## Dataset content
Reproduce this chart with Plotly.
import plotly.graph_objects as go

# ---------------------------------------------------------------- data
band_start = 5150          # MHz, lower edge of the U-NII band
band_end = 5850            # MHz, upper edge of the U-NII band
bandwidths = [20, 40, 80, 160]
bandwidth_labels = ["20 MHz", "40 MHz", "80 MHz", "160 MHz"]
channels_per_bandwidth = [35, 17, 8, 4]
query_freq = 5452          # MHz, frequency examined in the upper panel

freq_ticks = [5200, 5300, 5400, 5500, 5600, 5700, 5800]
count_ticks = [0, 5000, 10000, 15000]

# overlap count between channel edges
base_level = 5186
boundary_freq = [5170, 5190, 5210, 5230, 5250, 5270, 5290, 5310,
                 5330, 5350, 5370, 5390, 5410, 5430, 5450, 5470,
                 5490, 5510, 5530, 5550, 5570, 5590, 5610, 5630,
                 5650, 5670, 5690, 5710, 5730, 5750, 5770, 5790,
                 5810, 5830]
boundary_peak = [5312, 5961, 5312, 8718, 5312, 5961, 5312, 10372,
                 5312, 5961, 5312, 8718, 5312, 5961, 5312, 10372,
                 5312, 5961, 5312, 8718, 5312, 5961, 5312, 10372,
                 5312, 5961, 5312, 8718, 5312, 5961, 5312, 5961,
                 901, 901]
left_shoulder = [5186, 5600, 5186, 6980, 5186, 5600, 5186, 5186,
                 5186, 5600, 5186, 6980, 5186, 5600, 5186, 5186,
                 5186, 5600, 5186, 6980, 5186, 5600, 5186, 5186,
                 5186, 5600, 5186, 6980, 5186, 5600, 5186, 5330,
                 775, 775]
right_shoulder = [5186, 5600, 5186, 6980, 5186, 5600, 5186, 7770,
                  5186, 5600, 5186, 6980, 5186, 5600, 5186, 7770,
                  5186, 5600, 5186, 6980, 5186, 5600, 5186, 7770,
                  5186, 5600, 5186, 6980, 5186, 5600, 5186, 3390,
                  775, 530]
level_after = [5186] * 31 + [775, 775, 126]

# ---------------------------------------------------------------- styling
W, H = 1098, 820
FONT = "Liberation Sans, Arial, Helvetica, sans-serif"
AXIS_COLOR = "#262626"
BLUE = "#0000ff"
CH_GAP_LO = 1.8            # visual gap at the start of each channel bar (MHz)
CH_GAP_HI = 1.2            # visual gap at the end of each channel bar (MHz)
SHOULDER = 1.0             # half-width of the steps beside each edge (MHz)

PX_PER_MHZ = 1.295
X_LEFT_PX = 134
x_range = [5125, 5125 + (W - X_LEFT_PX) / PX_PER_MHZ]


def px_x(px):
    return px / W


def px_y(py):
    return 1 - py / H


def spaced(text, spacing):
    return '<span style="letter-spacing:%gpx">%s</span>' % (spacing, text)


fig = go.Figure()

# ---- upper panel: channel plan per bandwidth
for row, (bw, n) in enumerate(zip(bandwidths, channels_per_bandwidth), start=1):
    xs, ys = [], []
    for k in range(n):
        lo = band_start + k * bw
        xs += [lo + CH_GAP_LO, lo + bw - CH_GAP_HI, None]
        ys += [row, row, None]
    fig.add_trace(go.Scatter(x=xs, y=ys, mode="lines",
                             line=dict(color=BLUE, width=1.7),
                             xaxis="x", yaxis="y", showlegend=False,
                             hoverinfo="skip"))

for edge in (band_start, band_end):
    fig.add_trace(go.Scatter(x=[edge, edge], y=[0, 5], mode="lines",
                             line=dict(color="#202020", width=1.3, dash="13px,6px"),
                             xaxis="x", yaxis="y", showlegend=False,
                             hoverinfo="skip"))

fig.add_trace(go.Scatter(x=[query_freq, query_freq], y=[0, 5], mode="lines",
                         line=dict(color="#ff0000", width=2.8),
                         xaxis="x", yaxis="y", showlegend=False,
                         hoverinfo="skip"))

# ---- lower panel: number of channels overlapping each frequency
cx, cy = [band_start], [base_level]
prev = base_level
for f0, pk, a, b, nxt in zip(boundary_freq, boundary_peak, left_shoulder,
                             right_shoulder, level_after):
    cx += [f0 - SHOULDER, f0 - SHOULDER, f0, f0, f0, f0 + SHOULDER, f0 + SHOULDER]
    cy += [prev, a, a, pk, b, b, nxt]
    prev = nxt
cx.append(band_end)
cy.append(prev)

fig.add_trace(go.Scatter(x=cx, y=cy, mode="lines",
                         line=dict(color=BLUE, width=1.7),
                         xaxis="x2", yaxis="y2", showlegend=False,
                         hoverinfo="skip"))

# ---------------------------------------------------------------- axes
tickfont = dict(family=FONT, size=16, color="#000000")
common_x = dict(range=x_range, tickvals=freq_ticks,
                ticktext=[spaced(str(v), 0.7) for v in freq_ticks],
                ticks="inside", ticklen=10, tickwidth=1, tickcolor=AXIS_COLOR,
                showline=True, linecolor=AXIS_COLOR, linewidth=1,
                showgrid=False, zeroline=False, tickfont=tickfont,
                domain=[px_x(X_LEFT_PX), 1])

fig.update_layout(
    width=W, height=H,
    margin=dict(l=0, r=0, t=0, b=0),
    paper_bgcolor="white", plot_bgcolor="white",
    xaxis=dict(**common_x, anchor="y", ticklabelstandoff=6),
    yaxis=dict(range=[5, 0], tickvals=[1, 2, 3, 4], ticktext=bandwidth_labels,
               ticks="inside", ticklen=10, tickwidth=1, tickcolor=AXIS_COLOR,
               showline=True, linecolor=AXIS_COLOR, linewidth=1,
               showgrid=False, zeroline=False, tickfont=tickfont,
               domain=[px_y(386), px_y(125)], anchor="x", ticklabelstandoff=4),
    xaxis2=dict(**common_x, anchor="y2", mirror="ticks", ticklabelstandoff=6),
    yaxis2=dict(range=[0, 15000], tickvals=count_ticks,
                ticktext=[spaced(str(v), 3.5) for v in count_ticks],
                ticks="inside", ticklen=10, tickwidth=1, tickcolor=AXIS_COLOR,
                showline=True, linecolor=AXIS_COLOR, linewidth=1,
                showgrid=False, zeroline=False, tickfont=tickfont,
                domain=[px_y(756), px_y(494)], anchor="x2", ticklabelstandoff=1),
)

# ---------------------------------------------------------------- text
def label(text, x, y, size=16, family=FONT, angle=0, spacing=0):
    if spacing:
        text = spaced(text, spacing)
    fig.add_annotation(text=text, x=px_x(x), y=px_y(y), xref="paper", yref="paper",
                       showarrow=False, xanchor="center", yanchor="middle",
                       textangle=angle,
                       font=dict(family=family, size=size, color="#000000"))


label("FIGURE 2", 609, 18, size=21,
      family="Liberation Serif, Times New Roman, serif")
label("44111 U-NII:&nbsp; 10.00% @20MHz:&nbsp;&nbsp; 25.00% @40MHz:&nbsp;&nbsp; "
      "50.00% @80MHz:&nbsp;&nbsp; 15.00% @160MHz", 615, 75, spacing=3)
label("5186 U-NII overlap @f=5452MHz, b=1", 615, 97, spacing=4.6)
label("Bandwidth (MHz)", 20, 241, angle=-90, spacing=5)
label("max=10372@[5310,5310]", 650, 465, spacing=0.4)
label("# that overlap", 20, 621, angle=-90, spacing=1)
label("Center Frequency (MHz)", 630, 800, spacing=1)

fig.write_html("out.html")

## What is needed
Please reproduce exactly the lines above, beginning with the first and ending with the line that contains "import plotly.graph_objects as go", and include nothing outside that range.

## Solved exercise
Reproduce this chart with Plotly.
import plotly.graph_objects as go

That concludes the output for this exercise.